SIFF 2010 shorts11:00 AM: Best of SIFF Shorts
A selection of Audience Favorites and Jury-award winners, including Little Accidents (Narrative Jury prize), Ormie (Golden Space Needle, Best Short), and The Wonder Hospital (Animation Jury prize). I saw two in this package: Say Me (grating Spanish trifle about a recently-single guy with too much time on his hands) and Off Season (effectively creepy story about a burglar and a shuttered summer cottage).

1:00 PM: Waste Land
Best Documentary (tie) – SIFF 2010 Golden Space Needle Audience Awards
This Sundance and Berlin audience winner follows photographer Vik Muniz as he returns to his Brazilian homeland to develop an art project in the world's largest garbage dump. According to The Hollywood Reporter, it's "a joy to watch", "transcends the artist-doc format", and "has a broad emotional appeal."

3:30 PM: The Concert
Mon Dieu. This cockamamie French flick follows a former (disgraced) Bolshoi Orchestra conductor, now working as a janitor, as he stumbles upon an invitation to play in Paris and schemes with a motley bunch of former friends to return to the stage. Nearly every scene that doesn't include the lovely and talented Mélanie Laurent  (of Inglourious Basterds), as the acclaimed violinist who has a mysterious connection to the janitor-conductor, made me cringe. And not in a good way. Laurent seems to be in her own film — a good film — while the rest clunks along; the uplift of the concert in the final act is what's winning over audiences. But I'm not so forgiving, and in my opinion this one's the most skippable of the bunch.

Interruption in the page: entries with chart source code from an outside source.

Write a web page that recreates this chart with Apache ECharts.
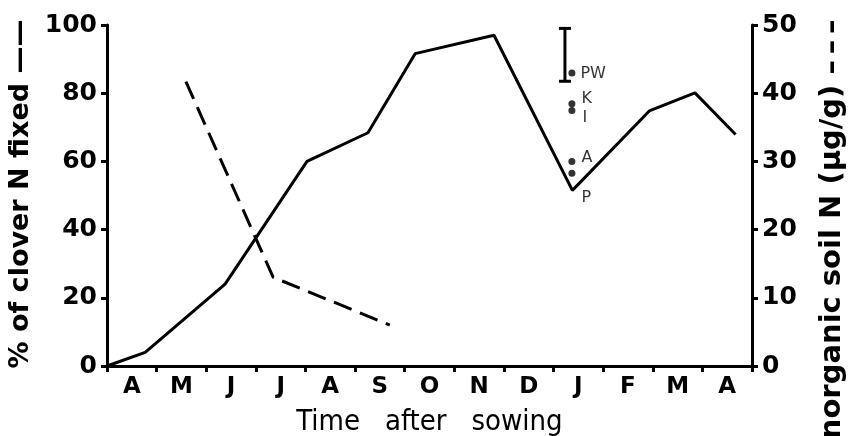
<!DOCTYPE html>
<html>
<head>
<meta charset="utf-8">
<script src="https://cdn.jsdelivr.net/npm/echarts@6/dist/echarts.min.js"></script>
<style>
  html, body { margin: 0; padding: 0; background: #fff; }
  #main { width: 850px; height: 436px; }
</style>
</head>
<body>
<div id="main"></div>
<script>
// months after sowing (April .. April)
var months = ['A', 'M', 'J', 'J', 'A', 'S', 'O', 'N', 'D', 'J', 'F', 'M', 'A'];

// % of clover N fixed (solid line), time in months from start of April
var cloverTime = [0, 0.77, 2.38, 4.03, 5.26, 6.21, 7.8, 9.38, 10.93, 11.85, 12.67];
var cloverFixed = [0, 4, 24, 60, 68.4, 91.6, 97, 51.5, 74.8, 80.1, 67.9];

// inorganic soil N, ug/g (dashed line, right axis)
var soilTime = [1.59, 3.35, 5.7];
var soilN = [41.7, 13.0, 6.0];

// single samples in January
var sampleTime = 9.37;
var sampleNames = ['PW', 'K', 'I', 'A', 'P'];
var sampleFixed = [85.9, 76.9, 74.9, 60.0, 56.5];

// error bar next to the samples
var errTime = 9.23;
var errLow = 83.5;
var errHigh = 99.0;

var ink = '#000';
var boldFont = "'DejaVu Sans', sans-serif";
var narrowFont = "'DejaVu Sans Condensed', 'Liberation Sans Narrow', sans-serif";

// label offsets for the sample points
var labelShift = {
  PW: [3, 1],
  K: [4, -5],
  I: [5, 7],
  A: [4, -4],
  P: [4, 25]
};

function pairs(xs, ys) {
  return xs.map(function (x, i) { return [x, ys[i]]; });
}

var chart = echarts.init(document.getElementById('main'), null, { renderer: 'canvas' });

var option = {
  backgroundColor: '#fff',
  animation: false,
  grid: { left: 107, right: 98, top: 25, bottom: 70, containLabel: false, outerBoundsMode: 'none' },
  xAxis: [{
    type: 'value',
    min: 0,
    max: 13,
    interval: 1,
    axisLine: { lineStyle: { color: ink, width: 3 } },
    axisTick: { show: true, length: 6, lineStyle: { color: ink, width: 3 } },
    axisLabel: { show: false },
    splitLine: { show: false }
  }, {
    type: 'category',
    position: 'bottom',
    data: months,
    boundaryGap: true,
    axisLine: { show: false },
    axisTick: { show: false },
    axisLabel: {
      margin: 10,
      color: ink,
      fontSize: 23,
      fontWeight: 'bold',
      fontFamily: boldFont
    },
    name: 'Time   after   sowing',
    nameLocation: 'middle',
    nameGap: 42,
    nameTextStyle: {
      color: ink,
      fontSize: 29,
      fontFamily: narrowFont
    }
  }],
  yAxis: [{
    type: 'value',
    min: 0,
    max: 100,
    interval: 20,
    axisLine: { show: true, lineStyle: { color: ink, width: 3 } },
    axisTick: { show: true, length: 6, lineStyle: { color: ink, width: 3 } },
    axisLabel: {
      margin: 10,
      color: ink,
      fontSize: 25,
      fontWeight: 'bold',
      fontFamily: boldFont
    },
    splitLine: { show: false }
  }, {
    type: 'value',
    min: 0,
    max: 50,
    interval: 10,
    position: 'right',
    axisLine: { show: true, lineStyle: { color: ink, width: 3 } },
    axisTick: { show: true, length: 6, lineStyle: { color: ink, width: 3 } },
    axisLabel: {
      margin: 10,
      color: ink,
      fontSize: 25,
      fontWeight: 'bold',
      fontFamily: boldFont
    },
    splitLine: { show: false }
  }],
  graphic: [{
    type: 'text',
    x: 21,
    y: 194,
    rotation: Math.PI / 2,
    style: {
      text: '% of clover N fixed \u2014\u2014',
      fill: ink,
      font: 'bold 27px ' + boldFont,
      textAlign: 'center',
      textVerticalAlign: 'middle'
    }
  }, {
    type: 'text',
    x: 832,
    y: 450,
    rotation: Math.PI / 2,
    style: {
      text: 'Inorganic soil N (\u00b5g/g) \u2013\u2009\u2013\u2009\u2013',
      fill: ink,
      font: 'bold 29px ' + boldFont,
      textAlign: 'left',
      textVerticalAlign: 'middle'
    }
  }],
  series: [{
    name: '% of clover N fixed',
    type: 'line',
    xAxisIndex: 0,
    yAxisIndex: 0,
    data: pairs(cloverTime, cloverFixed),
    symbol: 'none',
    lineStyle: { color: ink, width: 3 },
    z: 3
  }, {
    name: 'Inorganic soil N',
    type: 'line',
    xAxisIndex: 0,
    yAxisIndex: 1,
    data: pairs(soilTime, soilN),
    symbol: 'none',
    lineStyle: { color: ink, width: 3, type: [19, 9] },
    z: 3
  }, {
    name: 'samples',
    type: 'scatter',
    xAxisIndex: 0,
    yAxisIndex: 0,
    symbol: 'circle',
    symbolSize: 7,
    itemStyle: { color: ink },
    data: sampleNames.map(function (n, i) {
      return {
        name: n,
        value: [sampleTime, sampleFixed[i]],
        label: {
          show: true,
          position: 'right',
          distance: 2,
          offset: labelShift[n],
          formatter: '{b}',
          color: ink,
          fontSize: 16,
          fontFamily: boldFont
        }
      };
    }),
    z: 4
  }, {
    name: 'error',
    type: 'custom',
    xAxisIndex: 0,
    yAxisIndex: 0,
    data: [[errTime, errLow, errHigh]],
    encode: { x: 0, y: [1, 2] },
    renderItem: function (params, api) {
      var lo = api.coord([api.value(0), api.value(1)]);
      var hi = api.coord([api.value(0), api.value(2)]);
      var w = 6;
      var st = { stroke: ink, lineWidth: 3 };
      return {
        type: 'group',
        children: [
          { type: 'line', shape: { x1: lo[0], y1: lo[1], x2: hi[0], y2: hi[1] }, style: st },
          { type: 'line', shape: { x1: lo[0] - w, y1: lo[1], x2: lo[0] + w, y2: lo[1] }, style: st },
          { type: 'line', shape: { x1: hi[0] - w, y1: hi[1], x2: hi[0] + w, y2: hi[1] }, style: st }
        ]
      };
    },
    z: 4
  }]
};

chart.setOption(option);
</script>
</body>
</html>
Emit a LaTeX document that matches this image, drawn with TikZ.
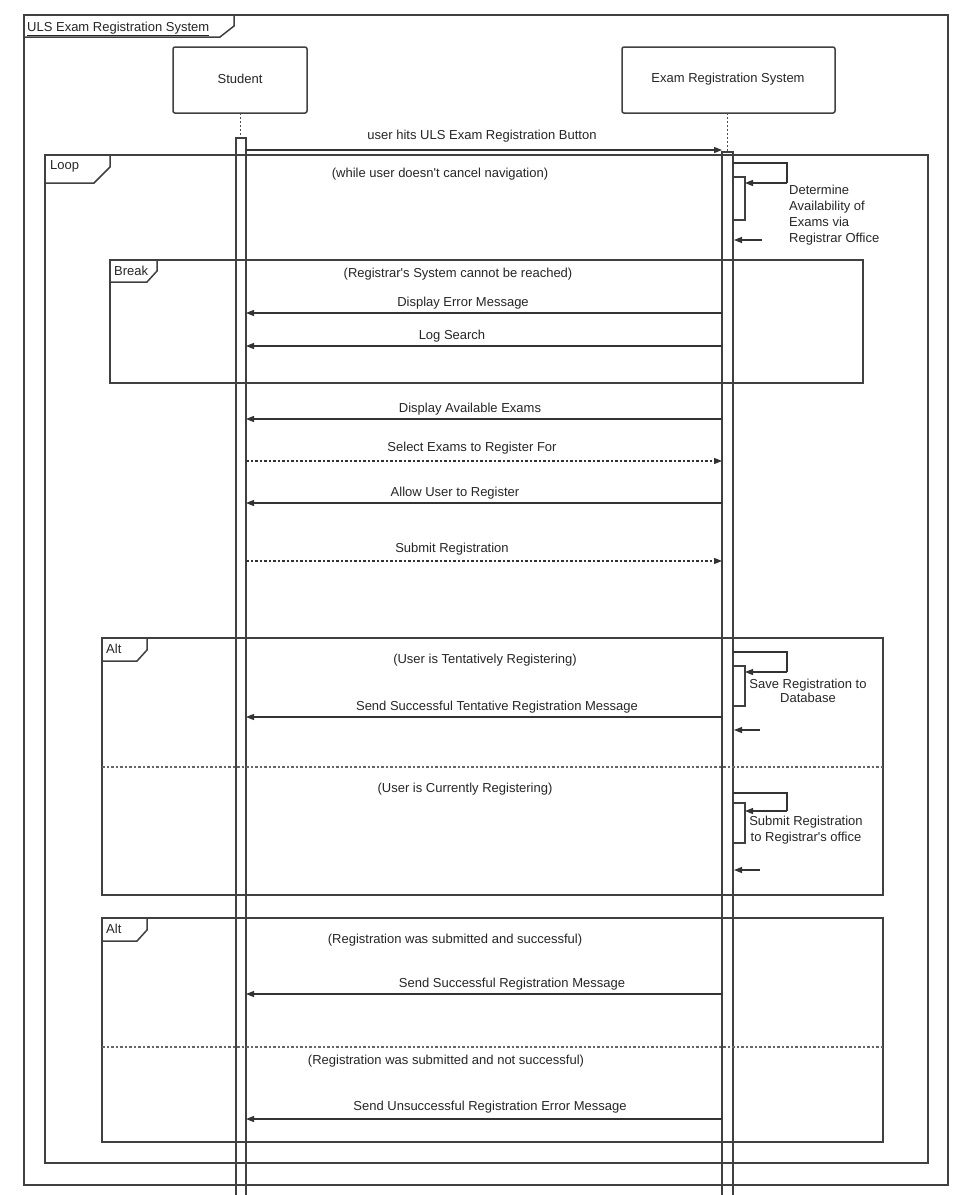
\documentclass[tikz,border=0pt]{standalone}
\usepackage{fontspec}
\newfontfamily\lbfont{Liberation Sans}
\usetikzlibrary{arrows.meta}
\begin{document}
\begin{tikzpicture}[x=1pt,y=-1pt]
\tikzset{
  frm/.style={draw=black!75, line width=1.5pt},
  barbox/.style={draw=black!75, line width=1.2pt},
  msg/.style={draw=black!80, line width=1.1pt, -{Triangle[length=8pt,width=6pt]}},
  dmsg/.style={msg, dash pattern=on 2.5pt off 2pt},
  sep/.style={draw=black!60, line width=1.1pt, dash pattern=on 2.5pt off 2pt},
  lbl/.style={font=\lbfont\fontsize{13}{16}\selectfont, inner sep=1pt, text=black!85},
  lblc/.style={lbl, align=center},
  lbll/.style={lbl, align=left, anchor=west},
  life/.style={draw=black!70, line width=1pt, dash pattern=on 2pt off 2pt},
  actor/.style={draw=black!75, line width=1.5pt, rounded corners=2pt},
}
\useasboundingbox (0,0) rectangle (967,1195);
\fill[white] (0,0) rectangle (967,1195);

% outer frame
\draw[frm] (24,15) rectangle (948,1185);
\draw[frm] (24,37) -- (220,37) -- (234,26) -- (234,15);
\node[lbl, anchor=west] (title) at (26,29) {\underline{ULS Exam Registration System}};

% actors
\draw[actor] (173,47) rectangle (307,113);
\node[lbl] (student) at (240,79) {Student};
\draw[actor] (622,47) rectangle (835,113);
\node[lbl] (ers) at (728,79) {Exam Registration System};
\coordinate (sl1) at (240,113); \coordinate (sl2) at (240,138);
\coordinate (el1) at (727,113); \coordinate (el2) at (727,152);
\draw[life] (sl1) -- (sl2);
\draw[life] (el1) -- (el2);

% activation bars
\draw[barbox] (236,1196) -- (236,138) -- (246,138) -- (246,1196);
\draw[barbox] (722,1196) -- (722,152) -- (733,152) -- (733,1196);

% message 1
\node[lbl] (m1) at (482,136) {user hits ULS Exam Registration Button};
\coordinate (m1a) at (246,150); \coordinate (m1b) at (722,150);
\draw[msg] (m1a) -- (m1b);

% loop frame
\draw[frm] (45,155) rectangle (928,1163);
\draw[frm] (45,183) -- (94,183) -- (110,167) -- (110,155);
\node[lbl, anchor=west] (loop) at (49,166) {Loop};
\node[lbl] (g1) at (440,174) {(while user doesn't cancel navigation)};

% self call 1
\coordinate (s1a) at (733,163); \coordinate (s1b) at (787,183); \coordinate (s1c) at (745,183);
\draw[barbox, fill=white] (733,177) rectangle (745,220);
\draw[draw=black!80, line width=1.1pt] (s1a) -| (s1b);
\draw[msg] (s1b) -- (s1c);
\node[lbll] (sc1) at (788,215) {Determine\\Availability of\\Exams via\\Registrar Office};
\coordinate (r1a) at (762,240); \coordinate (r1b) at (734,240);
\draw[msg] (r1a) -- (r1b);

% break frame
\draw[frm] (110,260) rectangle (863,383);
\draw[frm] (110,282) -- (147,282) -- (157,271) -- (157,260);
\node[lbl, anchor=west] (brk) at (113,271) {Break};
\node[lbl] (g2) at (458,274) {(Registrar's System cannot be reached)};
\node[lbl] (m2) at (463,303) {Display Error Message};
\coordinate (m2a) at (722,313); \coordinate (m2b) at (246,313);
\draw[msg] (m2a) -- (m2b);
\node[lbl] (m3) at (452,336) {Log Search};
\coordinate (m3a) at (722,346); \coordinate (m3b) at (246,346);
\draw[msg] (m3a) -- (m3b);

% messages in loop
\node[lbl] (m4) at (470,409) {Display Available Exams};
\coordinate (m4a) at (722,419); \coordinate (m4b) at (246,419);
\draw[msg] (m4a) -- (m4b);
\node[lbl] (m5) at (472,448) {Select Exams to Register For};
\coordinate (m5a) at (246,461); \coordinate (m5b) at (722,461);
\draw[dmsg] (m5a) -- (m5b);
\node[lbl] (m6) at (455,493) {Allow User to Register};
\coordinate (m6a) at (722,503); \coordinate (m6b) at (246,503);
\draw[msg] (m6a) -- (m6b);
\node[lbl] (m7) at (452,549) {Submit Registration};
\coordinate (m7a) at (246,561); \coordinate (m7b) at (722,561);
\draw[dmsg] (m7a) -- (m7b);

% alt frame 1
\draw[frm] (102,638) rectangle (883,895);
\draw[frm] (102,661) -- (137,661) -- (147,650) -- (147,638);
\node[lbl, anchor=west] (alt1) at (105,649) {Alt};
\node[lbl] (g3) at (485,660) {(User is Tentatively Registering)};
\coordinate (s2a) at (733,652); \coordinate (s2b) at (787,672); \coordinate (s2c) at (745,672);
\draw[barbox, fill=white] (733,666) rectangle (745,706);
\draw[draw=black!80, line width=1.1pt] (s2a) -| (s2b);
\draw[msg] (s2b) -- (s2c);
\node[lblc, font=\lbfont\fontsize{13}{14}\selectfont] (sc2) at (808,691) {Save Registration to\\Database};
\coordinate (r2a) at (760,730); \coordinate (r2b) at (734,730);
\draw[msg] (r2a) -- (r2b);
\node[lbl] (m8) at (497,707) {Send Successful Tentative Registration Message};
\coordinate (m8a) at (722,717); \coordinate (m8b) at (246,717);
\draw[msg] (m8a) -- (m8b);
\coordinate (sp1a) at (102,767); \coordinate (sp1b) at (883,767);
\draw[sep] (sp1a) -- (sp1b);
\node[lbl] (g4) at (465,789) {(User is Currently Registering)};
\coordinate (s3a) at (733,793); \coordinate (s3b) at (787,811); \coordinate (s3c) at (745,811);
\draw[barbox, fill=white] (733,803) rectangle (745,843);
\draw[draw=black!80, line width=1.1pt] (s3a) -| (s3b);
\draw[msg] (s3b) -- (s3c);
\node[lblc] (sc3) at (806,830) {Submit Registration\\to Registrar's office};
\coordinate (r3a) at (760,870); \coordinate (r3b) at (734,870);
\draw[msg] (r3a) -- (r3b);

% alt frame 2
\draw[frm] (102,918) rectangle (883,1142);
\draw[frm] (102,941) -- (137,941) -- (147,930) -- (147,918);
\node[lbl, anchor=west] (alt2) at (105,929) {Alt};
\node[lbl] (g5) at (455,940) {(Registration was submitted and successful)};
\node[lbl] (m9) at (512,984) {Send Successful Registration Message};
\coordinate (m9a) at (722,994); \coordinate (m9b) at (246,994);
\draw[msg] (m9a) -- (m9b);
\coordinate (sp2a) at (102,1047); \coordinate (sp2b) at (883,1047);
\draw[sep] (sp2a) -- (sp2b);
\node[lbl] (g6) at (446,1061) {(Registration was submitted and not successful)};
\node[lbl] (m10) at (490,1107) {Send Unsuccessful Registration Error Message};
\coordinate (m10a) at (722,1119); \coordinate (m10b) at (246,1119);
\draw[msg] (m10a) -- (m10b);
\end{tikzpicture}
\end{document}
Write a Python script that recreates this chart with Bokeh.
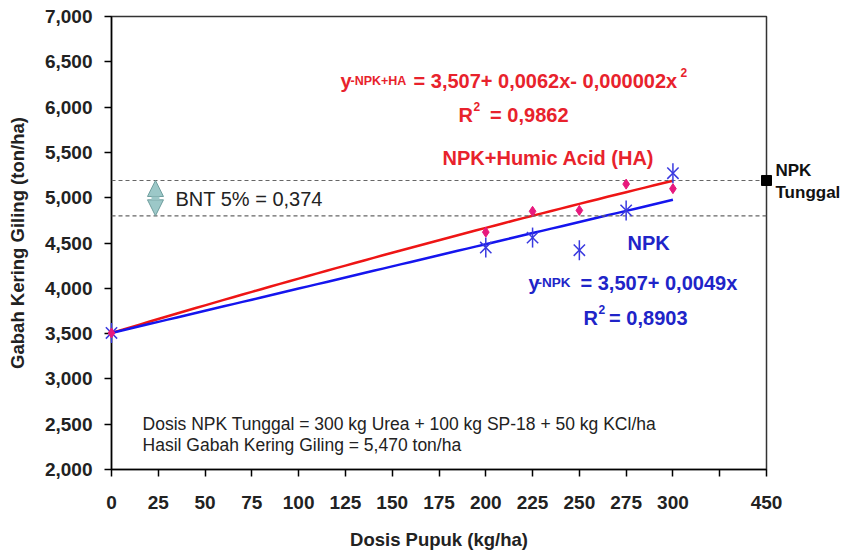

6:00 PM: Mao's Last Dancer
Australian Bruce Beresford (Driving Miss Daisy) directed this true story of a classical dancer in communist China who ends up earning a place as a cultural exchange student at the Houston Ballet; it's another one we didn't get to. Time Out Australia calls the dance sequences "an added visual treat in a film with an embarrassment of riches."

8:30p: Marwencol
Best Documentary – SIFF 2010 Grand Jury Prize
One of my favorite documentaries of 2010 and a worthy Jury Prize recipient. Recovering from a brutal attack that robbed him of 38 years of memories, accidental artist Mark Hogancamp creates dioramas of the fictional World War II Belgian town of Marwencol in his backyard (using GI Joes and Barbies and the like), then photographs them to stunning effect. It's an engrossing, surprising piece of nonfiction cinema that speaks volumes about the healing power of art.